On the other side, my husband’s mother was sent to a concentration camp in Austria when she was barely 16 years old. His grand-mother was saved by Raoul Wallenberg from the death march towards Vienna . His other grand-mother was saved by the benevolence of some family acquaintances.

This is how I got to experience firsthand the discrimination Roma are facing when it comes to compensation for the Jewish and the Roma peoples’ common suffering. My mother-in-law benefits from a significant supplement on her pension from the Jewish compensation fund while deported Roma never received any such supplement. Even the amount of the compensation varied wildly, maybe because it was IOM who negotiated and acted on the behalf of Roma – under different conditions. Roma victims did not benefit from collective compensation and individual suffering was not taken into account in similar terms either. Even in this case, discrimination was left to prevail.

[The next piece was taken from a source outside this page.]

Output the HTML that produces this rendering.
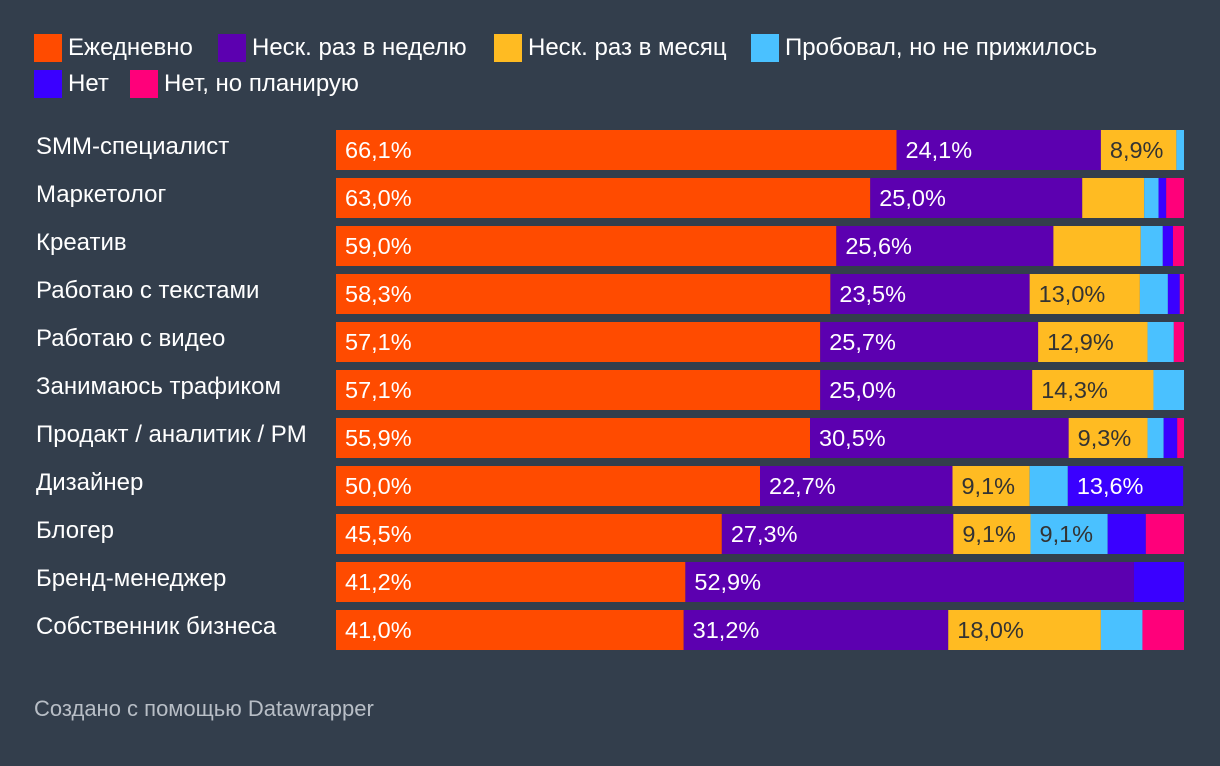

And if you ask me what it is that it is time to change, here it is:

- it is time to create a financial background for research, publication, anti-racist communication programmes, the earmarking of the graves of the unburied dead, looking for the identities of the victims in order to ensure that their memory stays alive and to open the door for the possibility of collective compensation

- it is time to create institutions and educational material for the teaching of our common past

- it is time to unite in a much more effective way in our struggle against racism

- it is time to abide by the international rules which prohibit racial discrimination

- it is time to place the teaching of the Holocaust on new foundations so that we can stop concepts of racial superiority from developing in our societies

- and yes, we have to make sure that discrimination against Roma does not taint the human dignity and compensation process of the victims of the Holocaust.